Skip the pictures and extract all of the lines exactly as written.

◆ **Data lines**:
**********

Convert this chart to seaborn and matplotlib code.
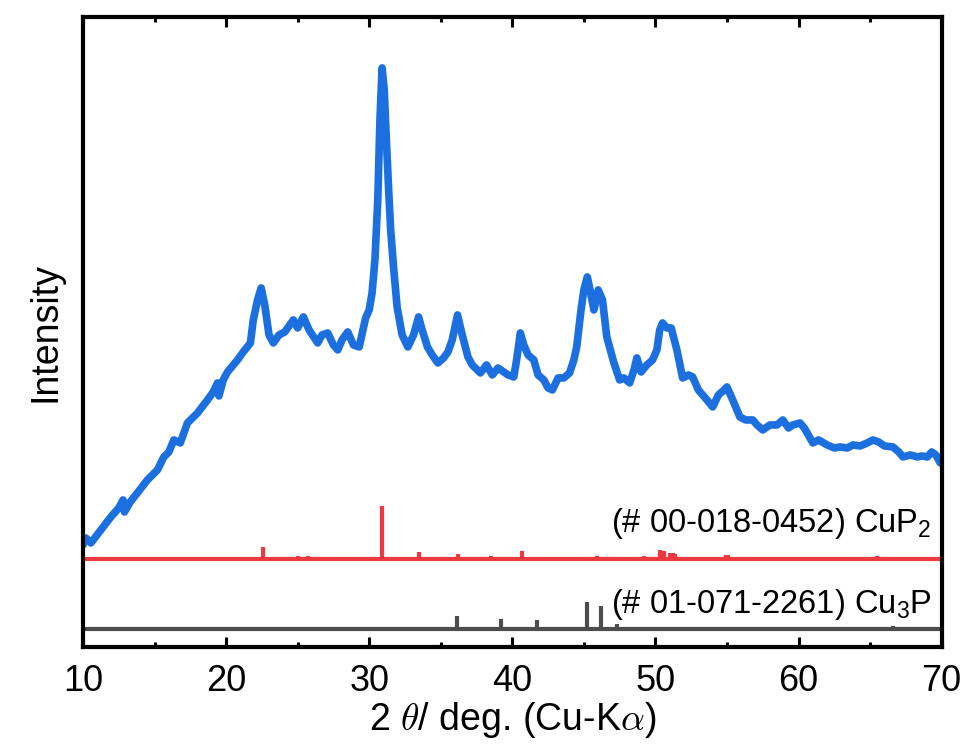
import matplotlib
matplotlib.use("Agg")
import matplotlib.pyplot as plt
import seaborn as sns
import pandas as pd
import numpy as np

# measured pattern (2theta in deg, intensity in arb. units)
two_theta = [10.0, 10.2, 10.55, 11.25, 11.95, 12.5, 12.8, 12.9, 13.3, 13.8,
             14.5, 15.2, 15.65, 16.0, 16.35, 16.8, 17.3, 18.0, 18.7, 19.1,
             19.4, 19.5, 19.8, 20.1, 20.8, 21.2, 21.7, 21.9, 22.2, 22.45,
             22.7, 23.0, 23.3, 23.7, 24.1, 24.7, 25.0, 25.4, 25.8, 26.4,
             26.7, 27.1, 27.5, 27.8, 28.1, 28.5, 28.9, 29.3, 29.75, 30.0,
             30.2, 30.4, 30.6, 30.75, 30.9, 31.05, 31.2, 31.35, 31.5, 31.7,
             31.95, 32.3, 32.7, 33.1, 33.45, 33.7, 34.07, 34.4, 34.8, 35.2,
             35.5, 35.8, 36.17, 36.5, 36.9, 37.2, 37.77, 38.2, 38.6, 39.0,
             39.4, 39.7, 40.1, 40.3, 40.56, 40.8, 41.1, 41.5, 41.8, 42.2,
             42.5, 42.8, 43.2, 43.6, 44.0, 44.3, 44.5, 44.8, 45.0, 45.24,
             45.5, 45.7, 46.0, 46.3, 46.6, 47.1, 47.5, 47.8, 48.2, 48.5,
             48.7, 49.0, 49.4, 49.8, 50.1, 50.3, 50.5, 50.8, 51.1, 51.5,
             51.9, 52.3, 52.6, 53.0, 53.3, 53.6, 54.0, 54.4, 54.8, 55.0,
             55.4, 55.9, 56.3, 56.8, 57.1, 57.5, 58.0, 58.5, 58.9, 59.3,
             59.6, 60.1, 60.4, 61.0, 61.4, 62.0, 62.5, 62.9, 63.4, 63.8,
             64.3, 64.8, 65.2, 65.6, 66.0, 66.6, 67.0, 67.3, 67.8, 68.3,
             68.6, 69.0, 69.3, 69.6, 69.9, 70.0]
intensity = [102, 109, 104, 117, 130, 139, 147, 135, 145, 154,
             167, 177, 190, 195, 207, 204, 224, 234, 247, 255,
             264, 251, 267, 275, 287, 295, 304, 327, 347, 359,
             342, 312, 304, 312, 315, 327, 319, 330, 317, 304,
             312, 314, 302, 297, 307, 315, 302, 300, 329, 337,
             354, 387, 447, 527, 579, 557, 507, 460, 417, 380,
             340, 312, 300, 312, 330, 317, 300, 292, 284, 289,
             295, 307, 332, 312, 290, 282, 274, 282, 272, 279,
             275, 272, 270, 287, 314, 302, 292, 287, 272, 267,
             259, 257, 269, 269, 274, 287, 300, 337, 357, 370,
             352, 337, 357, 347, 310, 284, 267, 269, 264, 277,
             289, 275, 282, 287, 297, 317, 324, 319, 319, 297,
             269, 272, 270, 257, 252, 247, 240, 252, 257, 260,
             247, 230, 227, 227, 222, 217, 222, 222, 227, 219,
             222, 224, 219, 204, 207, 202, 199, 200, 199, 202,
             201, 204, 207, 205, 201, 200, 195, 190, 192, 190,
             191, 190, 195, 192, 184, 185]

# reference stick patterns
cup2_pos = [16.6, 22.55, 25.0, 25.7, 30.9, 31.8, 33.5, 36.2, 37.5, 38.5,
            39.7, 40.7, 41.1, 44.9, 45.3, 45.9, 47.4, 48.5, 49.2, 50.3,
            50.6, 51.0, 51.2, 51.4, 52.3, 52.8, 54.2, 54.9, 55.1, 56.3,
            58.0, 59.1, 60.2, 61.5, 61.8, 63.5, 65.5]
cup2_int = [2, 12, 3, 3, 53, 2, 7, 5, 2, 3,
            2, 8, 2, 2, 2, 3, 2, 2, 3, 9,
            8, 6, 6, 5, 2, 2, 1, 4, 4, 2,
            2, 2, 2, 1, 1, 2, 3]
cu3p_pos = [14.9, 25.0, 25.7, 28.6, 29.2, 36.15, 39.2, 39.55, 41.7, 45.2,
            46.2, 47.3, 52.3, 53.5, 55.2, 56.5, 57.8, 59.1, 61.7, 66.6,
            67.4, 68.4, 69.2]
cu3p_int = [1, 1, 1, 2, 1, 13, 10, 1, 9, 27,
            23, 5, 1, 2, 1, 1, 1, 2, 1, 3,
            1, 1, 1]
cup2_base = 88
cu3p_base = 18

sns.set_theme(style="ticks")
plt.rcParams['font.family'] = ['Liberation Sans', 'DejaVu Sans']
plt.rcParams['mathtext.fontset'] = 'custom'
plt.rcParams['mathtext.rm'] = 'Liberation Sans'
plt.rcParams['mathtext.it'] = 'Liberation Sans:italic'
plt.rcParams['text.color'] = 'black'
plt.rcParams['axes.labelcolor'] = 'black'
plt.rcParams['xtick.color'] = 'black'
plt.rcParams['xtick.labelcolor'] = 'black'

fig = plt.figure(figsize=(9.67, 7.51), dpi=100)
ax = fig.add_axes([0.0858, 0.1385, 0.888, 0.839])

df = pd.DataFrame({"two_theta": two_theta, "intensity": intensity})
sns.lineplot(data=df, x="two_theta", y="intensity", ax=ax, color="#1B6FDE",
             linewidth=5.5, estimator=None, sort=False,
             solid_joinstyle="round", solid_capstyle="round")

# CuP2 reference
ax.plot([10, 70], [cup2_base, cup2_base], color="#EE3A3F", lw=3, solid_capstyle="butt")
ax.vlines(cup2_pos, cup2_base, np.array(cup2_int) + cup2_base, color="#EE3A3F", lw=3)
# Cu3P reference
ax.plot([10, 70], [cu3p_base, cu3p_base], color="#4D4D4D", lw=3, solid_capstyle="butt")
ax.vlines(cu3p_pos, cu3p_base, np.array(cu3p_int) + cu3p_base, color="#4D4D4D", lw=3)

ax.text(69.3, 115, "(# 00-018-0452) CuP$_2$", ha="right", va="baseline", fontsize=23.5)
ax.text(69.3, 34, "(# 01-071-2261) Cu$_3$P", ha="right", va="baseline", fontsize=23.5)

ax.set_xlim(10, 70)
ax.set_ylim(0, 630)
ax.set_xticks(range(10, 71, 10))
ax.set_xticks(range(15, 70, 10), minor=True)
ax.set_yticks([])
ax.tick_params(axis="x", which="both", direction="in", top=True, bottom=True,
               labelsize=26, width=2.2, pad=12)
ax.tick_params(axis="x", which="major", length=7)
ax.tick_params(axis="x", which="minor", length=3.5)
for s in ax.spines.values():
    s.set_linewidth(3)
    s.set_color("black")

ax.set_xlabel(r"2 $\theta$/ deg. (Cu-K$\alpha$)", fontsize=27, labelpad=1,
              math_fontfamily="cm")
ax.set_ylabel("Intensity", fontsize=27, labelpad=14)

fig.savefig("out.png", dpi=100)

**********

◆ **Completed task**:
Convert this chart to seaborn and matplotlib code.
import matplotlib
matplotlib.use("Agg")
import matplotlib.pyplot as plt
import seaborn as sns
import pandas as pd
import numpy as np

# measured pattern (2theta in deg, intensity in arb. units)
two_theta = [10.0, 10.2, 10.55, 11.25, 11.95, 12.5, 12.8, 12.9, 13.3, 13.8,
             14.5, 15.2, 15.65, 16.0, 16.35, 16.8, 17.3, 18.0, 18.7, 19.1,
             19.4, 19.5, 19.8, 20.1, 20.8, 21.2, 21.7, 21.9, 22.2, 22.45,
             22.7, 23.0, 23.3, 23.7, 24.1, 24.7, 25.0, 25.4, 25.8, 26.4,
             26.7, 27.1, 27.5, 27.8, 28.1, 28.5, 28.9, 29.3, 29.75, 30.0,
             30.2, 30.4, 30.6, 30.75, 30.9, 31.05, 31.2, 31.35, 31.5, 31.7,
             31.95, 32.3, 32.7, 33.1, 33.45, 33.7, 34.07, 34.4, 34.8, 35.2,
             35.5, 35.8, 36.17, 36.5, 36.9, 37.2, 37.77, 38.2, 38.6, 39.0,
             39.4, 39.7, 40.1, 40.3, 40.56, 40.8, 41.1, 41.5, 41.8, 42.2,
             42.5, 42.8, 43.2, 43.6, 44.0, 44.3, 44.5, 44.8, 45.0, 45.24,
             45.5, 45.7, 46.0, 46.3, 46.6, 47.1, 47.5, 47.8, 48.2, 48.5,
             48.7, 49.0, 49.4, 49.8, 50.1, 50.3, 50.5, 50.8, 51.1, 51.5,
             51.9, 52.3, 52.6, 53.0, 53.3, 53.6, 54.0, 54.4, 54.8, 55.0,
             55.4, 55.9, 56.3, 56.8, 57.1, 57.5, 58.0, 58.5, 58.9, 59.3,
             59.6, 60.1, 60.4, 61.0, 61.4, 62.0, 62.5, 62.9, 63.4, 63.8,
             64.3, 64.8, 65.2, 65.6, 66.0, 66.6, 67.0, 67.3, 67.8, 68.3,
             68.6, 69.0, 69.3, 69.6, 69.9, 70.0]
intensity = [102, 109, 104, 117, 130, 139, 147, 135, 145, 154,
             167, 177, 190, 195, 207, 204, 224, 234, 247, 255,
             264, 251, 267, 275, 287, 295, 304, 327, 347, 359,
             342, 312, 304, 312, 315, 327, 319, 330, 317, 304,
             312, 314, 302, 297, 307, 315, 302, 300, 329, 337,
             354, 387, 447, 527, 579, 557, 507, 460, 417, 380,
             340, 312, 300, 312, 330, 317, 300, 292, 284, 289,
             295, 307, 332, 312, 290, 282, 274, 282, 272, 279,
             275, 272, 270, 287, 314, 302, 292, 287, 272, 267,
             259, 257, 269, 269, 274, 287, 300, 337, 357, 370,
             352, 337, 357, 347, 310, 284, 267, 269, 264, 277,
             289, 275, 282, 287, 297, 317, 324, 319, 319, 297,
             269, 272, 270, 257, 252, 247, 240, 252, 257, 260,
             247, 230, 227, 227, 222, 217, 222, 222, 227, 219,
             222, 224, 219, 204, 207, 202, 199, 200, 199, 202,
             201, 204, 207, 205, 201, 200, 195, 190, 192, 190,
             191, 190, 195, 192, 184, 185]

# reference stick patterns
cup2_pos = [16.6, 22.55, 25.0, 25.7, 30.9, 31.8, 33.5, 36.2, 37.5, 38.5,
            39.7, 40.7, 41.1, 44.9, 45.3, 45.9, 47.4, 48.5, 49.2, 50.3,
            50.6, 51.0, 51.2, 51.4, 52.3, 52.8, 54.2, 54.9, 55.1, 56.3,
            58.0, 59.1, 60.2, 61.5, 61.8, 63.5, 65.5]
cup2_int = [2, 12, 3, 3, 53, 2, 7, 5, 2, 3,
            2, 8, 2, 2, 2, 3, 2, 2, 3, 9,
            8, 6, 6, 5, 2, 2, 1, 4, 4, 2,
            2, 2, 2, 1, 1, 2, 3]
cu3p_pos = [14.9, 25.0, 25.7, 28.6, 29.2, 36.15, 39.2, 39.55, 41.7, 45.2,
            46.2, 47.3, 52.3, 53.5, 55.2, 56.5, 57.8, 59.1, 61.7, 66.6,
            67.4, 68.4, 69.2]
cu3p_int = [1, 1, 1, 2, 1, 13, 10, 1, 9, 27,
            23, 5, 1, 2, 1, 1, 1, 2, 1, 3,
            1, 1, 1]
cup2_base = 88
cu3p_base = 18

sns.set_theme(style="ticks")
plt.rcParams['font.family'] = ['Liberation Sans', 'DejaVu Sans']
plt.rcParams['mathtext.fontset'] = 'custom'
plt.rcParams['mathtext.rm'] = 'Liberation Sans'
plt.rcParams['mathtext.it'] = 'Liberation Sans:italic'
plt.rcParams['text.color'] = 'black'
plt.rcParams['axes.labelcolor'] = 'black'
plt.rcParams['xtick.color'] = 'black'
plt.rcParams['xtick.labelcolor'] = 'black'

fig = plt.figure(figsize=(9.67, 7.51), dpi=100)
ax = fig.add_axes([0.0858, 0.1385, 0.888, 0.839])

df = pd.DataFrame({"two_theta": two_theta, "intensity": intensity})
sns.lineplot(data=df, x="two_theta", y="intensity", ax=ax, color="#1B6FDE",
             linewidth=5.5, estimator=None, sort=False,
             solid_joinstyle="round", solid_capstyle="round")

# CuP2 reference
ax.plot([10, 70], [cup2_base, cup2_base], color="#EE3A3F", lw=3, solid_capstyle="butt")
ax.vlines(cup2_pos, cup2_base, np.array(cup2_int) + cup2_base, color="#EE3A3F", lw=3)
# Cu3P reference
ax.plot([10, 70], [cu3p_base, cu3p_base], color="#4D4D4D", lw=3, solid_capstyle="butt")
ax.vlines(cu3p_pos, cu3p_base, np.array(cu3p_int) + cu3p_base, color="#4D4D4D", lw=3)

ax.text(69.3, 115, "(# 00-018-0452) CuP$_2$", ha="right", va="baseline", fontsize=23.5)
ax.text(69.3, 34, "(# 01-071-2261) Cu$_3$P", ha="right", va="baseline", fontsize=23.5)

ax.set_xlim(10, 70)
ax.set_ylim(0, 630)
ax.set_xticks(range(10, 71, 10))
ax.set_xticks(range(15, 70, 10), minor=True)
ax.set_yticks([])
ax.tick_params(axis="x", which="both", direction="in", top=True, bottom=True,
               labelsize=26, width=2.2, pad=12)
ax.tick_params(axis="x", which="major", length=7)
ax.tick_params(axis="x", which="minor", length=3.5)
for s in ax.spines.values():
    s.set_linewidth(3)
    s.set_color("black")

ax.set_xlabel(r"2 $\theta$/ deg. (Cu-K$\alpha$)", fontsize=27, labelpad=1,
              math_fontfamily="cm")
ax.set_ylabel("Intensity", fontsize=27, labelpad=14)

fig.savefig("out.png", dpi=100)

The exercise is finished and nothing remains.